Second, watch the movie with headphones. Pay attention to the sound of the wind and the floorboards. The Coen brothers used sound to build tension where other directors use CGI or loud bangs.
Third, look at the eyes. Watch Tommy Lee Jones’ eyes in the final scene. That’s not a man who is "done" with a case; that’s a man who is mourning his own relevance.
Actionable Insights for Fans and Newcomers
If you’re diving into the world of No Country for Old Men, keep these specific details in mind to appreciate the craft:
- Notice the lack of blood in Chigurh's kills. He is meticulously clean. He moves his feet so he doesn't get blood on his boots. It shows his obsessive-compulsive nature and his view of murder as a "task" rather than a passion.
- Track the money. The suitcase is the MacGuffin, but notice how little we actually see of it compared to the tools of the hunt. The money is irrelevant to the themes; it’s just the gravity that pulls these three men together.
- Analyze the "Old Men" references. Look for the ways the world is changing—new tech, different slang, the shift from local law to federal interference.
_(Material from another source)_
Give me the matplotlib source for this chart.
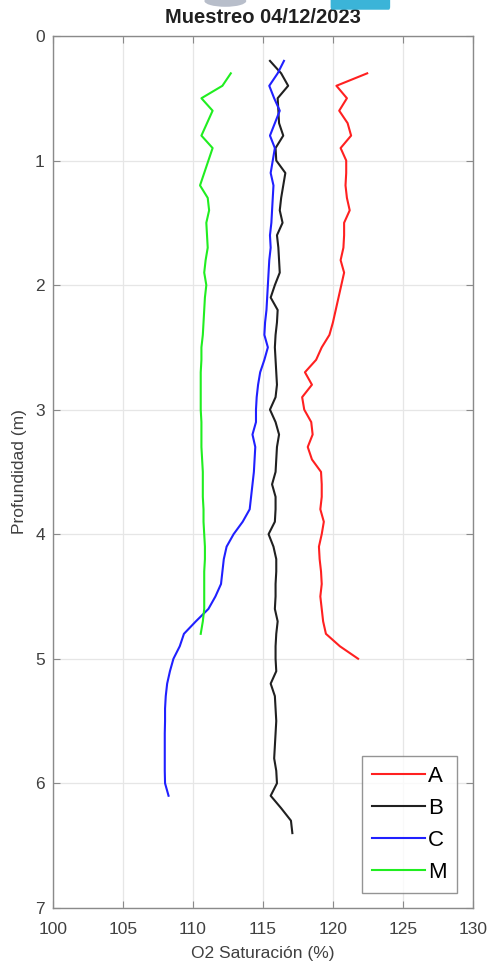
import matplotlib.pyplot as plt
import matplotlib.patches as mpatches

plt.rcParams['font.family'] = ['Liberation Sans', 'DejaVu Sans']

# O2 saturation profiles (%), one value per 0.1 m of depth
depth_a = [round(0.3 + 0.1 * i, 1) for i in range(48)]
sat_a = [122.45, 120.25, 121.0, 120.45, 121.05, 121.3, 120.55, 120.95, 120.95, 120.9,
         121.0, 121.2, 120.8, 120.8, 120.75, 120.55, 120.8, 120.6, 120.4, 120.2,
         120.0, 119.75, 119.2, 118.8, 118.0, 118.5, 117.8, 117.95, 118.45, 118.55,
         118.2, 118.5, 119.15, 119.2, 119.2, 119.1, 119.35, 119.2, 119.0, 119.05,
         119.15, 119.2, 119.1, 119.2, 119.3, 119.5, 120.5, 121.8]

depth_b = [round(0.2 + 0.1 * i, 1) for i in range(63)]
sat_b = [115.5, 116.3, 116.8, 116.05, 116.1, 116.15, 116.45, 115.9, 115.95, 116.6,
         116.45, 116.3, 116.2, 116.4, 116.0, 116.1, 116.15, 116.2, 115.85, 115.55,
         116.05, 116.0, 115.9, 115.85, 115.9, 115.95, 116.0, 115.9, 115.5, 115.9,
         116.15, 116.0, 115.95, 115.9, 115.65, 115.9, 115.9, 115.85, 115.4, 115.75,
         115.95, 115.95, 115.9, 115.9, 115.85, 116.05, 115.95, 115.9, 115.9, 115.95,
         115.55, 115.85, 115.9, 115.95, 115.9, 115.85, 115.8, 115.95, 116.0, 115.55,
         116.3, 117.0, 117.1]

depth_c = [round(0.2 + 0.1 * i, 1) for i in range(60)]
sat_c = [116.5, 116.05, 115.45, 115.8, 116.2, 115.85, 115.5, 115.85, 115.7, 115.55,
         115.75, 115.7, 115.65, 115.6, 115.5, 115.55, 115.45, 115.4, 115.35, 115.3,
         115.25, 115.15, 115.1, 115.35, 115.1, 114.8, 114.65, 114.55, 114.5, 114.5,
         114.25, 114.45, 114.4, 114.35, 114.25, 114.15, 114.05, 113.55, 112.9, 112.4,
         112.2, 112.1, 112.0, 111.6, 111.1, 110.2, 109.35, 109.05, 108.6, 108.35,
         108.15, 108.05, 108.0, 108.0, 107.98, 107.98, 107.98, 107.98, 108.0, 108.25]

depth_m = [round(0.3 + 0.1 * i, 1) for i in range(46)]
sat_m = [112.7, 112.1, 110.6, 111.4, 111.0, 110.6, 111.4, 111.1, 110.8, 110.5,
         111.05, 111.15, 110.95, 111.0, 111.05, 110.9, 110.8, 110.95, 110.85, 110.8,
         110.75, 110.7, 110.6, 110.6, 110.55, 110.55, 110.55, 110.55, 110.6, 110.6,
         110.6, 110.65, 110.7, 110.7, 110.7, 110.75, 110.75, 110.8, 110.85, 110.85,
         110.8, 110.8, 110.8, 110.8, 110.7, 110.55]

fig = plt.figure(figsize=(4.92, 9.72), dpi=100)
ax = fig.add_axes([0.108, 0.066, 0.853, 0.897])

ax.plot(sat_a, depth_a, color='#ff2020', lw=1.5, label='A')
ax.plot(sat_b, depth_b, color='#202020', lw=1.5, label='B')
ax.plot(sat_c, depth_c, color='#2020ff', lw=1.5, label='C')
ax.plot(sat_m, depth_m, color='#20ee20', lw=1.5, label='M')

ax.set_xlim(100, 130)
ax.set_ylim(7, 0)
ax.set_xticks(range(100, 131, 5))
ax.set_yticks(range(0, 8))
ax.grid(True, color='#e6e6e6', lw=0.9)
ax.set_axisbelow(True)
for s in ax.spines.values():
    s.set_color('#8a8a8a')
    s.set_linewidth(1.0)
ax.tick_params(direction='in', length=5, color='#8a8a8a', labelsize=12.5,
               labelcolor='#404040', top=True, right=True)
ax.tick_params(axis='x', pad=10)
ax.tick_params(axis='y', pad=6)

ax.set_xlabel('O2 Saturación (%)', fontsize=12.5, color='#404040', labelpad=7)
ax.set_ylabel('Profundidad (m)', fontsize=12.5, color='#404040', labelpad=6)
ax.set_title('Muestreo 04/12/2023', fontsize=14.5, fontweight='bold', color='#202020', pad=9)

leg = ax.legend(loc='lower right', fontsize=16, frameon=True, fancybox=False,
                edgecolor='#7a7a7a', handlelength=2.4, handletextpad=0.15,
                labelspacing=0.5, borderpad=0.45, borderaxespad=0,
                bbox_to_anchor=(0.962, 0.017))
leg.get_frame().set_linewidth(1.0)

# remnants of a logo cropped at the top edge
fig.patches.append(mpatches.Ellipse((0.458, 0.999), 0.085, 0.012, transform=fig.transFigure,
                                    facecolor='#8a93a8', edgecolor='none', alpha=0.6))
fig.patches.append(mpatches.FancyBboxPatch((0.675, 0.993), 0.115, 0.01, transform=fig.transFigure,
                                           boxstyle='round,pad=0.003', facecolor='#3bb4d8',
                                           edgecolor='none'))

fig.savefig('out.png', dpi=100)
It’s a story about the end of an era.
- Compare it to Fargo. The Coens often explore "regular people" stumbling into crime. Moss is a more competent version of Jerry Lundegaard, but he’s just as doomed by his own hubris.
The world is changing fast. No Country for Old Men is the ultimate reminder that we’re all just "old men" in training, waiting for the world to move past us. Whether you're watching for the thrills or the philosophy, it remains one of the most potent pieces of American art ever created.